Lucky in Love to expand studio

Chris Simmons, owner of Lucky in Love Tattoo, and receptionist Kari VanBrunt, are shown in one of the studio’s tattoo stations. The walls and ceilings of the Temple shop are covered in original artwork. David Stone photo

Retro, Japanese-style tats are hot trend in Temple


A Temple tattoo studio has leased a neighboring office to expand its lobby, increase creative design space and give its artists a place to display off-the-body art such as paintings and drawings.

“This is a tattoo studio, but we are all artists,” said Chris Simmons, owner of Lucky in Love Tattoo, 2614 Exchange Plaza in Temple. “The extra space not only will allow us to expand our drawing room and give our artists more space for creating designs, it also will give us an art gallery for our paintings and other works of art.”

“Also, we want to do more screen printing and embroidering,” he said. “The extra room will give us space to create t-shirts and space to produce large, quality art prints.”

“It’s close, but I would say more women are getting ink than men. Tattoos are art, and they are beauty on the body — like jewelry. Women want to decorate themselves and look pretty.”

Chris Simmons, owner of Lucky in Love Tattoos

Simmons, a west Texas native who has spent years in the Temple area and now lives in Little River, has been tattooing for 22 years.

“I started a tattoo studio in Morgan’s Point nine years ago last month,” he said. “Temple had a ban on tattoo shops back then, but I moved into this location six years ago after that ban was lifted.”

His first ink creation was for his father — a horseshoe with the “Simmons” name inscribed on it — and Chris now has the same tat on his leg.

Lucky in Love Tattoo employs four full-time artists, plus an occasional guest artist, and a receptionist.

“Most of our artists do about 10 designs a week,” Simmons said. “We do quality, custom art for our customers — everyone gets the best product possible.”

Examples of Simmons’ and his artists’ work cover the walls and ceilings at Lucky in Love, giving customers inspiration for future tats.

Simmons said popular tattoo trends include retro art and Japanese-style art.

“A lot of our customers are looking for a specific, traditional tattoo such as eagles, lions, panthers — animals are popular. So are flowers. We can do black, gray and black, or bright and bold tats — whatever the customer wants”

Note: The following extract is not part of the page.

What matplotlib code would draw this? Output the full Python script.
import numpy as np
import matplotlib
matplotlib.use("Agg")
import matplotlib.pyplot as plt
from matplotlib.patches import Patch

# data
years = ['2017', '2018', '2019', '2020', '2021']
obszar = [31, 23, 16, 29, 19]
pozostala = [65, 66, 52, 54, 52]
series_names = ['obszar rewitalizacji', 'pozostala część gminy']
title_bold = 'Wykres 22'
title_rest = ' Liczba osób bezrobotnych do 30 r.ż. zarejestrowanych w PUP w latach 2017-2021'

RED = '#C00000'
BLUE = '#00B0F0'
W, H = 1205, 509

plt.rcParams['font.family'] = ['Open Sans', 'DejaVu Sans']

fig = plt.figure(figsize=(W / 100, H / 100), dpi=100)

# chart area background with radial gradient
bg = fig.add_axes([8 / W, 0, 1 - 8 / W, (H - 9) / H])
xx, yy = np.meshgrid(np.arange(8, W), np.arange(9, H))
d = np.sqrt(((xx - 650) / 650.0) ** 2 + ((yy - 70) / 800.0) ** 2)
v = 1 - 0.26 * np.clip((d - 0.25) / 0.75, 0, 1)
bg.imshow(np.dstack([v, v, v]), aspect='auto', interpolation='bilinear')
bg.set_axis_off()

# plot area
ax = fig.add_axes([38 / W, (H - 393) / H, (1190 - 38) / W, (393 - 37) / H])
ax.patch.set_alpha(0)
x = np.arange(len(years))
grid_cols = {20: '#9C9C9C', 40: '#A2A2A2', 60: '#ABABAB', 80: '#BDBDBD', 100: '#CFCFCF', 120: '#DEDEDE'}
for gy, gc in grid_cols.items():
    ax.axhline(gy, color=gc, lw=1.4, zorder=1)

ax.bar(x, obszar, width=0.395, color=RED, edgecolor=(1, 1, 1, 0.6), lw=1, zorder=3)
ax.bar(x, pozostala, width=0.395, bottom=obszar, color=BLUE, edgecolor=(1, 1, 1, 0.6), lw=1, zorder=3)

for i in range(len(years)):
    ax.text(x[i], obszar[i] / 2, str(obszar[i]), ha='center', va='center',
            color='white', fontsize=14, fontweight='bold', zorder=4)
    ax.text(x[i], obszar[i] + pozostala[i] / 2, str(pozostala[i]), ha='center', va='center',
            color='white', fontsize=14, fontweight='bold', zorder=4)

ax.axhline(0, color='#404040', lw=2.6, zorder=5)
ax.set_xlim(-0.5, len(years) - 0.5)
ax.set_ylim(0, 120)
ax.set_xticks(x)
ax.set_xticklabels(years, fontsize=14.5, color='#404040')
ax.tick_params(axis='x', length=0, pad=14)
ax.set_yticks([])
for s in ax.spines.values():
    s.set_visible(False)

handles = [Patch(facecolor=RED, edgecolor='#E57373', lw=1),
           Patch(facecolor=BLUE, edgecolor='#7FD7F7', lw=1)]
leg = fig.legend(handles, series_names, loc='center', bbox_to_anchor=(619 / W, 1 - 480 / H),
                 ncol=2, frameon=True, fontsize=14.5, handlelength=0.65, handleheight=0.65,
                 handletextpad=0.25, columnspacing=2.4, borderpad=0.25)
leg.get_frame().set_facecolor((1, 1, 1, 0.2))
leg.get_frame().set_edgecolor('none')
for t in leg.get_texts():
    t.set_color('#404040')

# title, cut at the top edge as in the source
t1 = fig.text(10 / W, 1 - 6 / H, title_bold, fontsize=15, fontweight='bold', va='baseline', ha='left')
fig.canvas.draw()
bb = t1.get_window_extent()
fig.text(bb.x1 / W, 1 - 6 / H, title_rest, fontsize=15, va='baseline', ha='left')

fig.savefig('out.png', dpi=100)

While simple, retro images are “in,” some customers are looking for something more elaborate, Simmons said.

“People often are looking for something spiritual — a life belief,” he said. “We’ve created Egyptian-style designs, black holes with giant worm creatures — it can get creative.”

Japanese-style tattoos are expressive and bold, and they are popular in Temple and around the globe. They usually include vibrant colors, and shading makes these inkings eye-catching and exciting.

The imagery used in Japanese-style tattooing is often a way to honor folklore or tradition, and common designs are mythical beings such as dragons and phoenixes, nature, animals and the supernatural.

Simmons said his customers include a cross-section of the local population, and more than half of his clients are women.

“It’s close, but I would say more women are getting ink than men,” he said. “Tattoos are art, and they are beauty on the body — like jewelry. Women want to decorate themselves and look pretty.”

A large percentage of Lucky in Love customers come back for new ink.

“Usually they have an idea of what they are looking for, and sometimes they will bring in a visual such as a photo,” Simmons said. “They tell us where they want it, how big and color preferences. We take the reins, draw it up, and give them a great tattoo.”

“Customers know our style and want us to draw their artwork,” he said. “All four of our artists — including myself — have different styles. It’s not uncommon for a customer to get tats from all of us. They want a mix of styles.”

Simmons said not everyone who walks through the door at Lucky in Love leaves with a tattoo.

“We have high standards,” he said. “We don’t do color outlines because they won’t hold up, and we discourage tats with very small lettering.”

“And if you are drunk, we won’t give you a tat,” he said. “We can tell if you are not in the right state of mind, and we don’t want to give someone a tattoo they will regret. And if we don’t think a specific design will work, we are going to let you know.”